The river held profound spiritual significance. Local folklore abounds with tales of river deities and spirits, with rituals and ceremonies performed along its shores to appease and seek favor from these supernatural entities.

Trade flourished along the river's course, connecting inland communities with coastal trade routes. The Ovia River became a crucial conduit for commerce, facilitating the exchange of agricultural goods and crafts. The riverbanks bustled with markets and trading posts where ivory, spices, and exotic materials exchanged hands, attracting traders from distant regions.

=== Colonial influence (19th - 20th century) ===
The arrival of European colonial powers in the 19th century heralded significant changes along the Ovia River. The British, in particular, recognized its strategic importance and established settlements such as Benin City along its banks. This marked the beginning of a new era as colonial administrators imposed their governance structures on the region.

The river's significance in the colonial period extended beyond trade. It became a vital transportation route, with steamships navigating its waters. These steamships connected the inland communities to the coastal ports, facilitating the export of commodities like palm oil, rubber, and timber. The riverbanks evolved with the construction of ports, warehouses, and administrative centers.

While the colonial presence brought infrastructure development, it also introduced challenges. Land disputes and resource exploitation became contentious issues as colonial powers exerted control. Indigenous communities struggled to retain their land and traditional ways of life.

=== Post-independence and modern era (20th century - present) ===
Nigeria's independence in 1960 marked a new chapter in the Ovia River's history. Irrigation schemes were established, enhancing agricultural productivity and providing livelihoods to farmers. The river's waters powered small-scale hydroelectric projects, contributing to the electrification of nearby communities.

However, the modern era has also brought environmental challenges. Rapid urbanization and industrialization have led to pollution of the river, impacting water quality and aquatic life. Conservation efforts, led by government agencies and local communities, aim to address these issues and protect the river's ecosystem.

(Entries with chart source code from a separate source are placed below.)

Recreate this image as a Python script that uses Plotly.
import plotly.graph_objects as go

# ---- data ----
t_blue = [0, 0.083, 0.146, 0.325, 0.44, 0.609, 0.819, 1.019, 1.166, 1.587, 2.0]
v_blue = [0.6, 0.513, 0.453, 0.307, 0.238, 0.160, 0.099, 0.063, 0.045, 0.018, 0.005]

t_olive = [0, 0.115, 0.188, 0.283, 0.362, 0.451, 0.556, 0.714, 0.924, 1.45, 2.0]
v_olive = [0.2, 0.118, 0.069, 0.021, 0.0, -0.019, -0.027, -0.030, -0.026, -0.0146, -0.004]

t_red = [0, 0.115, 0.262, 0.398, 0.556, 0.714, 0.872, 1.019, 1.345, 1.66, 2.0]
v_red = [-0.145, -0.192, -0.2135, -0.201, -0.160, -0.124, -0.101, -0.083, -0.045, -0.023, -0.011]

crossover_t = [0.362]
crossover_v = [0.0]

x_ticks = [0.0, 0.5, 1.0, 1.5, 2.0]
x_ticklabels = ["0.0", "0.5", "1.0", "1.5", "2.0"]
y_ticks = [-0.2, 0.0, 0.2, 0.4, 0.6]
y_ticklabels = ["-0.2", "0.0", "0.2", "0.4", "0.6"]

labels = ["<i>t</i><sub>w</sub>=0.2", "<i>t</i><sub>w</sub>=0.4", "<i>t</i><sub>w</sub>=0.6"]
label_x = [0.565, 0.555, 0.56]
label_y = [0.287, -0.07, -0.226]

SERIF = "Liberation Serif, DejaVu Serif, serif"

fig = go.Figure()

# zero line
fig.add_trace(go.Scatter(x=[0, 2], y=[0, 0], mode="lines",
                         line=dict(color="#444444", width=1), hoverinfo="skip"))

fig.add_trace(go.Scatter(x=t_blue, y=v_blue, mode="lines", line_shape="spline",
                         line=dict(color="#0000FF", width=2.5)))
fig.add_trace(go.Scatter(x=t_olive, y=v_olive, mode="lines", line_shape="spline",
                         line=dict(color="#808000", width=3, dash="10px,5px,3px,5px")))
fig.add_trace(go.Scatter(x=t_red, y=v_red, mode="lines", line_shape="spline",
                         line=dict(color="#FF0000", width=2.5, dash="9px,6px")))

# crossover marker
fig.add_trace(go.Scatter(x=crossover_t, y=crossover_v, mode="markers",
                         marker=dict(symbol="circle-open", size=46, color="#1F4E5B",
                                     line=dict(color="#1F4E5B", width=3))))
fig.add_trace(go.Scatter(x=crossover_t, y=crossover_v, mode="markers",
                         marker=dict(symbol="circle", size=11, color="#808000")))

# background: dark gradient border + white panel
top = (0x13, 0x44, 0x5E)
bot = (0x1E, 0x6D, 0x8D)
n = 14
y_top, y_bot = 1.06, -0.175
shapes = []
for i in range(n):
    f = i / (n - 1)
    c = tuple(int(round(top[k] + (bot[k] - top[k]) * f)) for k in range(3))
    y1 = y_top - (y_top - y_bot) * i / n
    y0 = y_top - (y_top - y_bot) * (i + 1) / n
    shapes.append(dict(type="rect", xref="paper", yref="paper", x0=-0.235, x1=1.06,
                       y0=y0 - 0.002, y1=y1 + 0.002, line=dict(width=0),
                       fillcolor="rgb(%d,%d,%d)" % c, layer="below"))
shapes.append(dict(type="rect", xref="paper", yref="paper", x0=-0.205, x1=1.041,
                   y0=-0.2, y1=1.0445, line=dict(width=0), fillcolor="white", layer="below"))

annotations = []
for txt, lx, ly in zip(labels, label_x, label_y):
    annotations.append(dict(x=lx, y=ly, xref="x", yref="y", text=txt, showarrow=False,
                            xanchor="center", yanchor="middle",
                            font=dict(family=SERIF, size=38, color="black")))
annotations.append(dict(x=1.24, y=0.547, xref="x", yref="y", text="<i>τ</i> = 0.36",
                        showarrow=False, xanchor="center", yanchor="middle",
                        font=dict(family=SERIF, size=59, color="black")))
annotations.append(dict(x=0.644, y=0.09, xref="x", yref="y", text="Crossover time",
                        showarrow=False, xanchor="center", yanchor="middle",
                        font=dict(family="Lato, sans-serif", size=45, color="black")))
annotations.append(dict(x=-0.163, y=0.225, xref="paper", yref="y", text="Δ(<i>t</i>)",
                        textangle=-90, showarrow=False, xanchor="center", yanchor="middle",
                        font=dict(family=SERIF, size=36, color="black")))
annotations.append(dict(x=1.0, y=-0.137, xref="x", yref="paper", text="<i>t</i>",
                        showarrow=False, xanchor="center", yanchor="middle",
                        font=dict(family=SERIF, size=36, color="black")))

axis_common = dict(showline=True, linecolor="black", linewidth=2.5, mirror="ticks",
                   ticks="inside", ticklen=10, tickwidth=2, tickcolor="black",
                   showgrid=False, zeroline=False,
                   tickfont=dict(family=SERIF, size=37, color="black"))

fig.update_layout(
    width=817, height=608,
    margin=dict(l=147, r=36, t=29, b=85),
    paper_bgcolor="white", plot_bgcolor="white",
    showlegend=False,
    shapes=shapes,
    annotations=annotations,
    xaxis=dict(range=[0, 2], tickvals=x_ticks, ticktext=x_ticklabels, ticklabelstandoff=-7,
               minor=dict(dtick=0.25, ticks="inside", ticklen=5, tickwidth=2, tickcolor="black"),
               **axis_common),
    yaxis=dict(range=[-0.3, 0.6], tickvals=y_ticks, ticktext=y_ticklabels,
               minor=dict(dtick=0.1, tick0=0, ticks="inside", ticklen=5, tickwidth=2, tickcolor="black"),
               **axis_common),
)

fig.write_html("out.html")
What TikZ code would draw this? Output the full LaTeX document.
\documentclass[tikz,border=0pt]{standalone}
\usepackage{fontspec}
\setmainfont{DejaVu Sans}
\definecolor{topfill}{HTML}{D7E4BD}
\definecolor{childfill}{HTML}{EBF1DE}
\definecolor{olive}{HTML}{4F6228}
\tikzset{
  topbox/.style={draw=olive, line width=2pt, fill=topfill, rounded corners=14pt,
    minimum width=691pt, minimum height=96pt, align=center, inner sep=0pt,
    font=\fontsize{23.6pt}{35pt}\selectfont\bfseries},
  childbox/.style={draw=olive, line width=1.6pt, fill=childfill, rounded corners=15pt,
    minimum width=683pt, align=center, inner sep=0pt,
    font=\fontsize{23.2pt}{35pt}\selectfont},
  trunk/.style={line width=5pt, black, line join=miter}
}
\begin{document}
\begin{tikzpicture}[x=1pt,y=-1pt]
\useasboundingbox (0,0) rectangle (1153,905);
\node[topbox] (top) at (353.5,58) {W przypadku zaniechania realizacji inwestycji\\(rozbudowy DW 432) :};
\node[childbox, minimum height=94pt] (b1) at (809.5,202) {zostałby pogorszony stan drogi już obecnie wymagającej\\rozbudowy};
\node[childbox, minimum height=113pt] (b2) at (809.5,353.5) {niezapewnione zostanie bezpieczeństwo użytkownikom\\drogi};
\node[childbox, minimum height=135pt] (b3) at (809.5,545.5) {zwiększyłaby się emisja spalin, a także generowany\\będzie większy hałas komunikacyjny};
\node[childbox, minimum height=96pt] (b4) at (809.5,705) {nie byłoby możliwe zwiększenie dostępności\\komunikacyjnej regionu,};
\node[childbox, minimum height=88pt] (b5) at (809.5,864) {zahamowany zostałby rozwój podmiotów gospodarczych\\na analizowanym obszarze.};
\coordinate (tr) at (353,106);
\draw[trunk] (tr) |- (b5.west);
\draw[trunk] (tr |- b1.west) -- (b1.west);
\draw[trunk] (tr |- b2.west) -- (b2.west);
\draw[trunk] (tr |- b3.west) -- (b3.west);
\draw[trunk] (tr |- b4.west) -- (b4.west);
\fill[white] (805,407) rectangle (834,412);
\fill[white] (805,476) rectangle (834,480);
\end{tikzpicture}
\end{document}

In recent decades, the Ovia River has gained recognition as a site of ecological importance. Efforts to conserve its diverse flora and fauna have led to the establishment of protected areas and wildlife reserves along its course. Scientific research into the river's ecosystem continues, shedding light on its unique biodiversity and ecological significance.

== Environmental concerns ==
In recent years, the Ovia River has faced environmental challenges, including pollution from industrial and agricultural activities. Conservation efforts and initiatives to preserve the river's ecosystem are ongoing, with the aim of safeguarding its natural beauty and ecological significance.

In 2012, an auto-crash occurred at the Ovia River bridge involving lecturers of Igbinedion University, Okada, resulting in the unfortunate loss of four lives when a car plunged into the river.